Another article stereotyping Otaku

Article originally found by Sangome.

Once again, fellow Otaku, someone from outside our community and culture has written up an expose on how anime and manga are nothing but an endless barrage of overly-sexualized imagery.

Despite getting some things right by stating that not all anime/manga is sexualized and how the good/evil duality of western culture is blurred, this article still ends up being mostly offensive.

Anybody who doubts the rapidly growing influence of Japan's erotic cultural imports in the U.S. only has to spend a little time playing with a Hello Kitty vibrator while reading a fan-created pornographic Pokemon comic — or visit a “maid café” (now available near Los Angeles and Canada) where the waitresses all dress in costume — to realize it's not just a fringe subculture anymore.

There is a good argument to be made, based on those characters alone, that we are all “turning Japanese” as the '80s song goes — especially sexually.

These cartoony, sexualized characters are all part of otaku culture. Otaku is a Japanese word that has evolved from meaning "techno-geek" to describing devoted fans who pore over Japanese animation (anime), manga (graphic books), hentai (erotic comics) and other comics-derived media. As the recent fashion collaboration of designer Marc Jacobs and Japanese artist Takashi Murakami illustrates, otaku culture has become entrenched in the hip American mainstream.

Of course, not all anime and manga is overtly sexual — a lot of it is meant for children.
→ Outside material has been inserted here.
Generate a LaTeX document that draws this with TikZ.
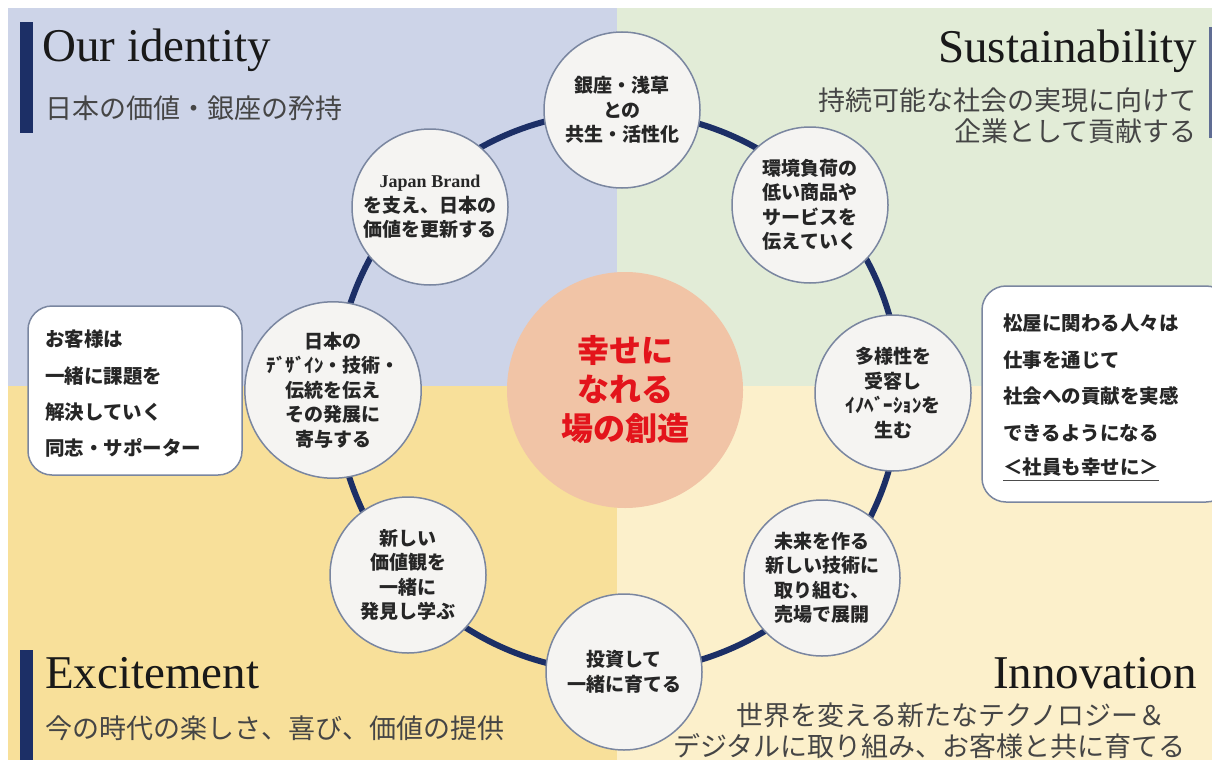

Even some adult anime isn’t sexualized any more than, say, Wonder Woman (who was created as a dominatrix bondage fantasy.)

But sexually-suggestive and explicit anime like "Gurren Lagann" and "Legend of the Overfiend," is finding an eager audience of adult Americans who are drawn to the post-modern, almost post-human mash-up of playful, blurry morality found in the genre.

“The appeal of Japanese pop culture [to Americans] is that it is a moral-free zone,” explains Patrick Macias, editor in chief of Otaku USA, a bi-monthly magazine with a circulation of approximately 60,000. “The ideas of good/bad, right/wrong, that duality is not present.”